Парадокс. Философия требует единичный предмет, пытается зацепиться за уникальное имя в процедуре рефлексии. Прочим структурам можно было бы отпустить сей лицемерный грех, но только не прародительнице обобщений-отвлечений. Затейливый дискурс разбушевавшегося метафорически-метонимического противостояния ищет Имя, его образную конкретику, чтобы спрятаться за Ним, прикрыв свою тяжеловесность (многажды повторяемую очевидность) в тени сакрального Нечто. Вдохновенная речь вынуждена канализироваться, влившись в русло модного концепта, проговариваемой персоны, дискутируемого события. Иначе вероятностная неудача – продуцирование «в стол», письменное сумасшествие, выговаривание на наивно дворовом языке, короче, то, что не получит интеллектуальную легитимацию со стороны конвенциальных верхов.
Законы привлечения глаз к чужой дискурсивности одинаковы как для «низового» сектора масскультуры, так и для локации «элитарных» знаков. «Читай, заимствуй, продуцируй». Впрячься в многостраничный марафон по текстуальным тропам Другого, чтобы на финише осчастливить родственных гонщиков гибридным скоплением мысле-образов. Сильнейшие тексты тщательно украшают себя антиномичными примерами, захватывающими иллюстрациями, хорохорятся тесной дружбой с престарело-авторитетными дискурсами. Они впрямь брызжут разнородными спецэффектами: мысль фрагментирована, соскакивает с исходных рассуждений, заворачивает в аллегорические уголки, прогуливается по плоскостям парафразов. Ощущается действительный гипертекст, фундируемый отсылками.
Философская долина зат(р)оплена в конец: тысячи метафор и аллегорий, получив статус доминирующих концептов, покрывают собой весь умозрительный ландшафт. Мимолетно, но летально, зарождение тропа в постсовременном письме. Вроде случайно, даже не методом подбора, а скорее средствами писательского наития, некогда крайне отвлеченная философема «обогащается» пространственно-временными образами, бытовым дискурсом, очевидностями масскульта. Какой-то ретроградный возврат к источнику «конкретики». «Пристегивание», «складка», «корневище», «территориализация», «плато», «вирус» - сами по себе концепты, вроде бы ни претендующие изначально на коллапс обывательского восприятия, превращают философему в «систему без понимания». «Не-знающий», да не войдет! Господи, я же еле «вкатил» в суть значения «ипостаси», «качества», «субстанции», а вы требуйте от меня вчувствования в умозрительные «метастазы». Это уже метаязык в n-степени, давно отошедший от рефлексии действительности.
Получается, Означающее, традиционно нейтральное на поверхности и демократичное в обращение, на основании «скользких» реляций с Означаемым оказывается ценностным указателем, дифференцирующим наши речи.
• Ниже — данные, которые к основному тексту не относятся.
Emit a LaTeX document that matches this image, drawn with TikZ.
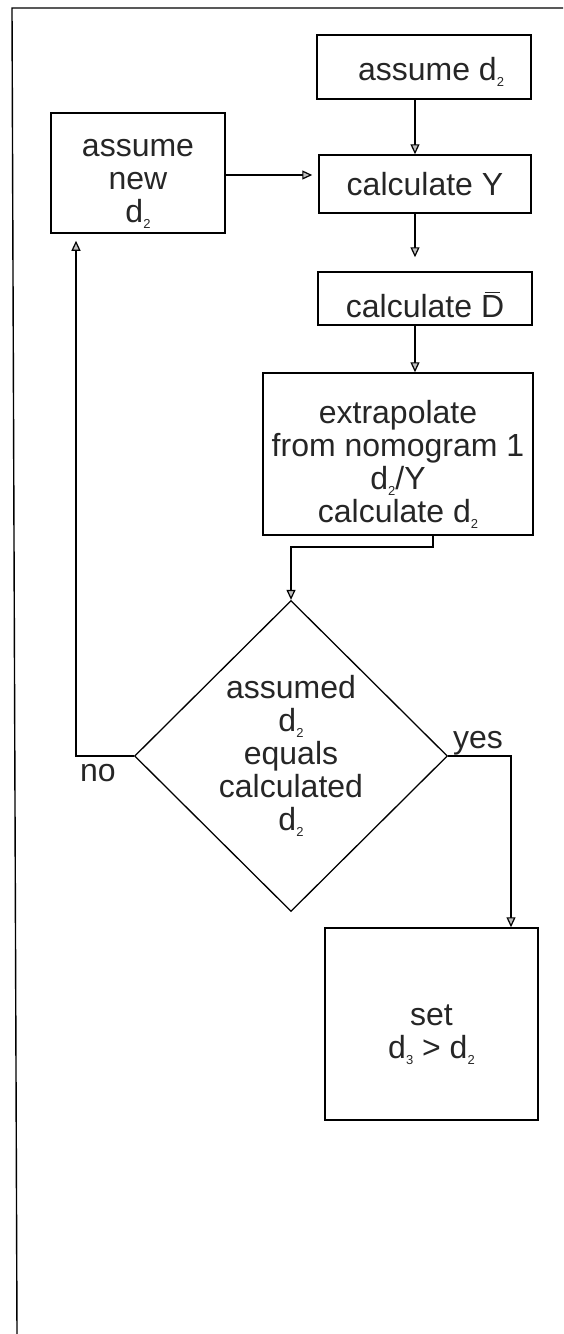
\documentclass[tikz,border=0pt]{standalone}
\usepackage{fontspec}
\setmainfont{Liberation Sans}
\usetikzlibrary{arrows.meta,shapes.geometric}
\newcommand{\lo}[1]{\raisebox{-6pt}{\fontsize{13}{13}\selectfont #1}}
\newcommand{\dn}[1]{\rule{0pt}{#1}}
\newcommand{\Dbar}{\leavevmode\hbox{\setbox0\hbox{D}\rlap{\hspace{0.15\wd0}\raisebox{\dimexpr\ht0+2pt\relax}{\rule{0.65\wd0}{1.4pt}}}D}}
\begin{document}
\begin{tikzpicture}[x=1pt,y=-1pt,
  every node/.style={font=\fontsize{32}{33}\selectfont, text=black!85},
  box/.style={draw, line width=1.5pt, align=center, inner sep=0pt},
  arr/.style={line width=1.2pt, -{Triangle[length=10pt,width=9pt,fill=gray!50]}},
  lbl/.style={inner sep=0pt}]
\useasboundingbox (0,0) rectangle (563,1334);
\draw[line width=1.4pt] (563,8) -- (12,8) -- (17,1334);

\node[box, minimum width=214pt, minimum height=64pt] (A) at (424,67) {\dn{32pt}\hspace*{14pt}assume d\lo{2}};
\node[box, minimum width=174pt, minimum height=120pt] (N) at (138,173) {\dn{39pt}assume\\new\\d\lo{2}};
\node[box, minimum width=212pt, minimum height=58pt] (Y) at (425,184) {calculate Y};
\node[box, minimum width=214pt, minimum height=53pt] (D) at (425,298.5) {\dn{38pt}calculate \Dbar};
\node[box, minimum width=270pt, minimum height=162pt] (E) at (398,454) {\dn{44pt}extrapolate\\from nomogram 1\\d\lo{2}/Y\\calculate d\lo{2}};
\node[draw, diamond, line width=1.3pt, inner sep=0pt, minimum width=313pt, minimum height=311pt, align=center] (Q) at (291,756) {assumed\\d\lo{2}\\equals\\calculated\\d\lo{2}};
\node[box, minimum width=213pt, minimum height=192pt] (S) at (431.5,1024) {\dn{42pt}set\\d\lo{3} > d\lo{2}};

\coordinate (xa) at (415,0);
\coordinate (xe) at (433,0);
\coordinate (xno) at (76,0);
\coordinate (xyes) at (511,0);
\coordinate (ye) at (0,547);
\coordinate (yn) at (0,175);

\draw[arr] (A.south -| xa) -- (Y.north -| xa);
\draw[arr, shorten >=14pt] (Y.south -| xa) -- (D.north -| xa);
\draw[arr] (D.south -| xa) -- (E.north -| xa);
\draw[arr, shorten >=6pt] (N.east |- yn) -- (Y.west |- yn);
\draw[arr] (E.south -| xe) -- (xe |- ye) -| (Q.north);
\draw[arr, shorten >=7pt] (Q.west) -| (N.south -| xno);
\draw[arr] (Q.east) -| (S.north -| xyes);

\node[lbl, anchor=base] (no) at (98,781) {no};
\node[lbl, anchor=base] (yes) at (478,748) {yes};
\end{tikzpicture}
\end{document}
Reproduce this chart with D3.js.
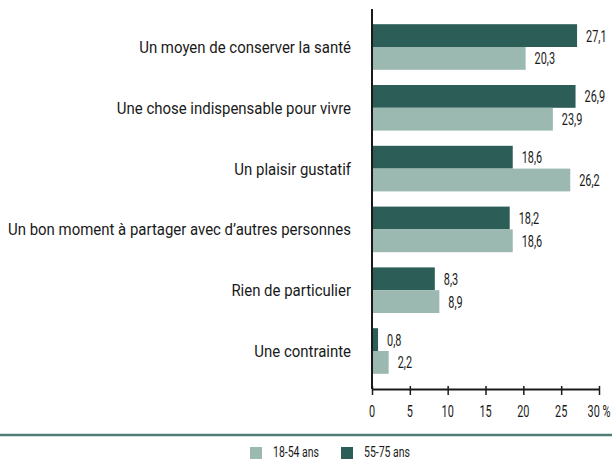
<!DOCTYPE html>
<html>
<head>
<meta charset="utf-8">
<script src="https://cdn.jsdelivr.net/npm/d3@7"></script>
<style>
  html, body { margin: 0; padding: 0; background: #fff; }
  svg { display: block; }
  text { font-family: Roboto, "Liberation Sans", sans-serif; fill: #1a1a1a; }
</style>
</head>
<body>
<svg id="chart" width="612" height="461"></svg>
<script>
// Categories (top to bottom) and values per age group, in %
const categories = [
  "Un moyen de conserver la santé",
  "Une chose indispensable pour vivre",
  "Un plaisir gustatif",
  "Un bon moment à partager avec d’autres personnes",
  "Rien de particulier",
  "Une contrainte"
];
const seniors = [27.1, 26.9, 18.6, 18.2, 8.3, 0.8];   // 55-75 ans
const adults  = [20.3, 23.9, 26.2, 18.6, 8.9, 2.2];   // 18-54 ans
const xTicks = [0, 5, 10, 15, 20, 25, 30];
const seriesNames = ["18-54 ans", "55-75 ans"];

const darkGreen = "#2c5e57";
const lightGreen = "#9bb8b1";
const ink = "#1a1a1a";

// Condensed look: text is drawn inside a horizontally squeezed group
const NUM_SX = 0.64;   // digits
const LEG_SX = 0.70;   // legend
const CAT_SX = 0.88;   // category labels

const svg = d3.select("#chart");
const x0 = 372, x1 = 599;

const x = d3.scaleLinear().domain([0, 30]).range([x0, x1]);
const y = d3.scaleBand().domain(categories).range([9, 389]).paddingInner(0.25).paddingOuter(0.25);
const sub = d3.scaleBand().domain(["seniors", "adults"]).range([0, y.bandwidth()]);

const fmt = v => d3.format(".1f")(v).replace(".", ",");

function squeezedText(parent, px, py, sx, str, size, anchor) {
  parent.append("g")
    .attr("transform", `translate(${px},${py}) scale(${sx},1)`)
    .append("text")
    .attr("dy", "0.35em")
    .attr("font-size", size)
    .attr("text-anchor", anchor || "start")
    .text(str);
}

const rows = categories.map((c, i) => ({ c, seniors: seniors[i], adults: adults[i] }));

const g = svg.append("g");

["seniors", "adults"].forEach(key => {
  g.selectAll("rect." + key)
    .data(rows)
    .join("rect")
    .attr("class", key)
    .attr("x", x(0))
    .attr("y", d => y(d.c) + sub(key))
    .attr("width", d => x(d[key]) - x(0))
    .attr("height", sub.bandwidth())
    .attr("fill", key === "seniors" ? darkGreen : lightGreen);

  rows.forEach(d => {
    squeezedText(g, x(d[key]) + 9, y(d.c) + sub(key) + sub.bandwidth() / 2,
      NUM_SX, fmt(d[key]), 17);
  });
});

// Category labels
categories.forEach(c => {
  squeezedText(g, 351, y(c) + y.bandwidth() / 2, CAT_SX, c, 17, "end");
});

// Vertical axis line
svg.append("line")
  .attr("x1", x(0)).attr("x2", x(0))
  .attr("y1", 9).attr("y2", 389)
  .attr("stroke", ink).attr("stroke-width", 2);

// Horizontal axis
const xAxis = svg.append("g")
  .attr("transform", "translate(0,389)")
  .call(d3.axisBottom(x).tickValues(xTicks).tickSize(6).tickSizeOuter(0).tickFormat(""));
xAxis.select(".domain").attr("stroke", ink).attr("stroke-width", 2);
xAxis.selectAll(".tick line").attr("stroke", ink).attr("stroke-width", 1.5).attr("y1", -3);
xTicks.forEach(t => {
  squeezedText(svg, x(t), 411, NUM_SX, t === 30 ? "30 %" : String(t), 17, "middle");
});

// Separator line above legend
svg.append("line")
  .attr("x1", 0).attr("x2", 612)
  .attr("y1", 435).attr("y2", 435)
  .attr("stroke", "#4f7c74").attr("stroke-width", 2.5);

// Legend
const legend = svg.append("g");
const legendItems = [
  { name: seriesNames[0], color: lightGreen, x: 250 },
  { name: seriesNames[1], color: darkGreen, x: 341 }
];
legendItems.forEach(it => {
  legend.append("rect")
    .attr("x", it.x).attr("y", 447)
    .attr("width", 12).attr("height", 12)
    .attr("fill", it.color);
  squeezedText(legend, it.x + 23, 452, LEG_SX, it.name, 15);
});
</script>
</body>
</html>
Та же «метастаза», вроде бы обретши себя окончательно в пенсионерских речевых закоулках, трансформируется из медицинской лексемы в крайне распространенную категорию постмодерной культурологии. Так, стремительная аллегория по велению случайности и моде «безответственного» автора образует некое индивидуализированное Означающее, субкультурный концепт, несущий коммуникативную функцию лишь в узких группах. Распространенная элитаристская жалоба в адрес будней масс-медиа – торжество в культуре обыденного языка (обывательского дискурса) – справедлива. Но разве сам снобистский академизм не опирается нынче на методу знаковой спонтанности, случайной образности. Все варианты решения раскрываются, вылезая наружу, противопоставляются, образуя гегелевскую синтетичность, - ветвясь, сия жесткая процедура повторяется.
А чувствуете уязвленность языковой эклектикой, почти античного образца? Как подбираются экзотичные словоформы, выстраиваются крепко закрученные высказывания – это чуть ли не единственный шанс выскочить из серый текстуальный массы все-таки бедной (потому что строгой) в лексическом плане философемы. Да, здесь требуется схоластичная тяжесть, готическая эффектность, барочная вычурность. А обеспечить это сможет пресс грузных неологизмов и «западнический» восторг сциентистской латынью. Воля к «истине», совмещенная со стилистическим напором, обуславливала некогда успех соревновательного любомудрия. Но сейчас, даже без злоупотреблений принципа «исторических разрывов», эта стратегия обвалилась в скопление мелких тактических факторов. Доминат масскультурной конъюнктуры с инструментально проработанной (правда, далекой от прогнозируемой эффективности) схемой достижения популярности, востребованности, «звездности». Культовый статус – популярными средствами.
Нынешняя философема не дружелюбна к житейской мудрости, слишком специфична (скорее, литературна) для процедурной простоты сократовской майевтики. Хотя это текущая данность авторитетной дисциплины, барахтающейся в культурологическом океане.
Случайность, разнородность, тропы, единичность… Имена.